Charter Schools Could Offer Ideas in Teacher Evaluation Talks

Charter school proponents are hopeful the governor and state lawmakers might take a page or two from their playbook as they discuss education reform in the upcoming special legislative session.

Gov. Phil Bredesen wants lawmakers to tie at least 50 percent of teacher evaluations to student performance, in order to qualify for additional federal stimulus dollars.

“This year we’ve had a couple of unique, unexpected opportunities drop in our lap that I believe will allow us to focus on the entire education pipeline in one fell swoop and hopefully make some changes that will be felt for years to come,” Bredesen said in a press release.

During the Jan. 12 special session, Bredesen wants lawmakers to find a way to tie K-12 teacher tenure to student performance in order to line the state up for a chunk of $4.35 billion in federal “Race to the Top” grant dollars. He also wants to see changes in higher education funding.

The legislation needs to be approved by the time the state files its federal application on Jan. 19.

Charter school principals and teachers already use student performance data, said Matt Throckmorton, executive director of the Tennessee Association of Charter Schools.

But charter schools, which act as experimental teaching labs, use those statistics to drive instruction and improve teacher development, Throckmorton said, which is not always tied to teacher evaluations.

Giving teachers those data tools help them stay on top of student performance.

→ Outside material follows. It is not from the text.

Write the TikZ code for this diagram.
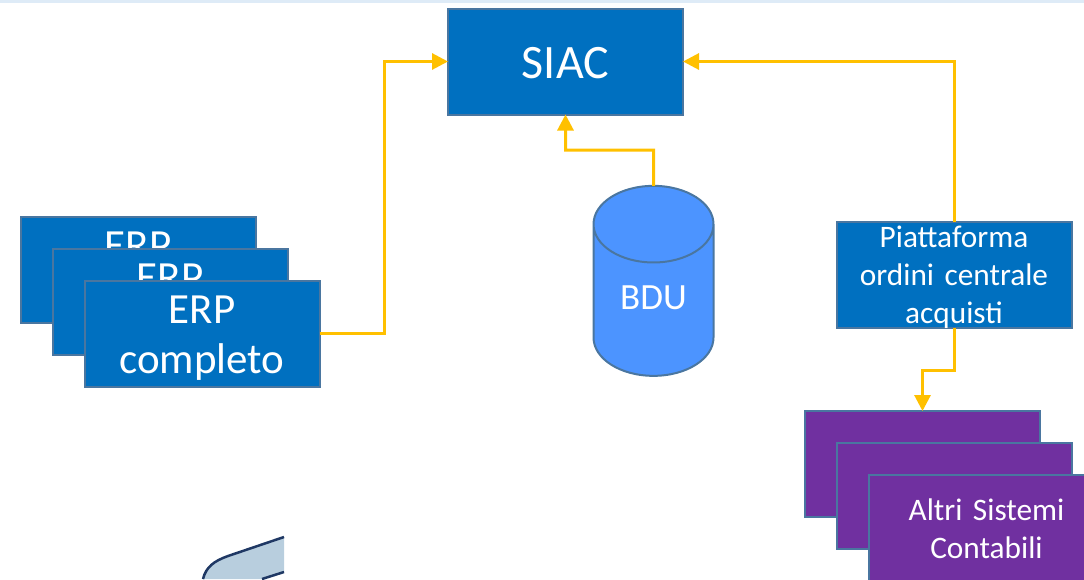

Teachers regularly give frequent but short tests to measure student comprehension and help identify which strategies better reach the class, Throckmorton said.

He said this creative use of student performance data will take education “to the next level.”

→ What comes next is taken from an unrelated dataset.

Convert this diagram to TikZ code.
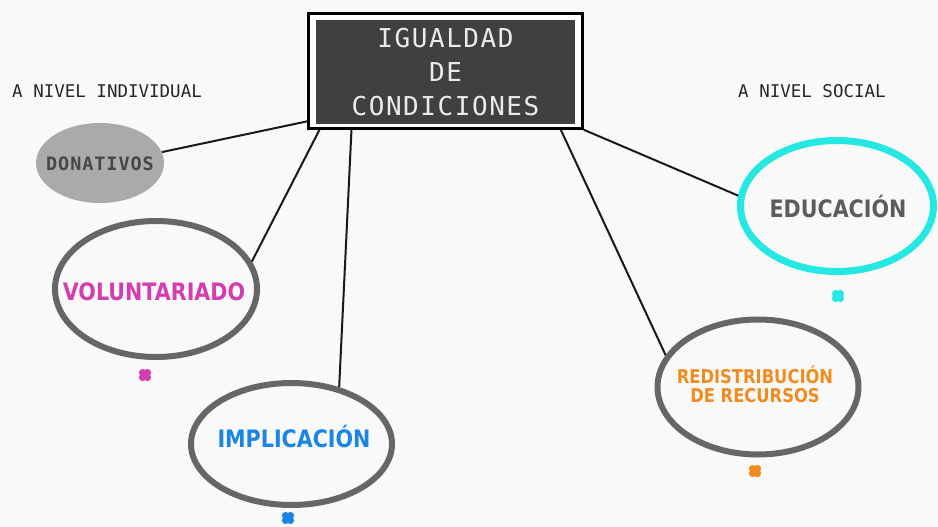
\documentclass[tikz,border=0pt]{standalone}
\usepackage{fontspec}
\usepackage{tikz}
\usetikzlibrary{shapes.geometric}

\newfontfamily\mono{DejaVu Sans Mono}
\newfontfamily\negrita[FakeStretch=0.86]{DejaVu Sans}

\definecolor{fondo}{HTML}{F9F9F9}
\definecolor{pizarra}{HTML}{404040}
\definecolor{gris}{HTML}{666666}
\definecolor{grisclaro}{HTML}{A9ABAA}
\definecolor{cian}{HTML}{26E8E2}
\definecolor{rosa}{HTML}{D43DB0}
\definecolor{azul}{HTML}{1A85E4}
\definecolor{naranja}{HTML}{F28B1E}

% little four-leaf mark under each bubble
\newcommand{\flor}[2]{%
  \fill[#2] (#1) circle (4.3pt);
  \foreach \a in {45,135,225,315}
    \fill[#2] (#1) ++(\a:3.4pt) circle (3.7pt);
}

\begin{document}
\begin{tikzpicture}[x=1pt,y=-1pt,
    globo/.style={shape=ellipse,draw=gris,line width=6pt,inner sep=0pt},
    rotulo/.style={font=\negrita\bfseries\fontsize{24}{24}\selectfont,anchor=base},
    tenue/.style={font=\mono\fontsize{17.5}{17.5}\selectfont,text=black!85,anchor=base west,inner sep=0pt},
    enlace/.style={line width=2pt,black!90}]
        \useasboundingbox[fill=fondo] (0,0) rectangle (938,527);

        \node[draw=black,line width=2.5pt,fill=white,minimum width=274pt,minimum height=115pt] (titulo) at (445.5,71) {};
        \node[fill=pizarra,text=white!92!black,align=center,minimum width=259pt,minimum height=103pt,
              font=\mono\addfontfeature{LetterSpace=6}\fontsize{26}{34}\selectfont] (lema) at (445.5,72) {IGUALDAD\\DE\\CONDICIONES};

        \node[tenue] (individual) at (12,98) {A NIVEL INDIVIDUAL};
        \node[tenue] (social) at (738,98) {A NIVEL SOCIAL};

        \node[shape=ellipse,fill=grisclaro,minimum width=128pt,minimum height=80pt,inner sep=0pt] (donativos) at (100,163) {};
        \node[font=\mono\bfseries\addfontfeature{LetterSpace=5}\fontsize{18.5}{18.5}\selectfont,text=black!72,anchor=base] (tdonativos) at (100,170) {DONATIVOS};

        \node[globo,minimum width=202pt,minimum height=136pt] (voluntariado) at (156,289) {};
        \node[globo,minimum width=201pt,minimum height=122pt] (implicacion) at (291.5,444) {};
        \node[globo,draw=cian,line width=7pt,minimum width=193pt,minimum height=131pt] (educacion) at (837,206) {};
        \node[globo,minimum width=201pt,minimum height=135pt] (redistribucion) at (758,387) {};

        \node[rotulo,text=rosa] (tvoluntariado) at (154,300) {VOLUNTARIADO};
        \node[rotulo,text=azul] (timplicacion) at (294,447) {IMPLICACIÓN};
        \node[rotulo,text=gris!90!black] (teducacion) at (838,217) {EDUCACIÓN};
        \node[rotulo,anchor=center,align=center,text=naranja,font=\negrita\bfseries\fontsize{19}{19}\selectfont] (tredistribucion) at (755,384.5) {REDISTRIBUCIÓN\\DE RECURSOS};

        \path [enlace](titulo.200) edge (donativos.10);
        \path [enlace](titulo.205) edge (voluntariado.16);
        \path [enlace](titulo.212) edge (implicacion.50);
        \path [enlace](titulo.333) edge (redistribucion.161);
        \path [enlace](titulo.south east) edge (educacion.174);

        \flor{145,375}{rosa}
        \flor{288,518}{azul}
        \flor{838,296}{cian}
        \flor{755,471}{naranja}
    \end{tikzpicture}
\end{document}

Twenty-two of the publicly-funded, privately-run schools are currently operating across the state. Another school will open in Nashville next summer and as many as six more new schools are being founded in Memphis.

Unlike traditional public schools, charter schools are evaluated based on how well they meet student achievement goals outlined in their charter contract with the local school district. Schools that fall short risk losing their charter.

The schools are filled with students who were attending failing schools, came from poor families or were failing in school them self, said Janel Lacy, spokeswoman for Nashville Mayor Karl Dean. The city announced in early December it would open a charter school incubator, a program that takes a hands-on approach to training future principals how to run a school.

The Tennessee Education Association says strongly tying student performance to teacher evaluations is a bad idea because teachers can’t control all of the factors that go into a successful test score.

Parents have to be held accountable, too, said union president Earl Wiman.

“We understand that student performance may need to be a part of a teacher’s evaluation. But what we’re saying is it doesn’t need to play a major role in the evaluations,” said Wiman.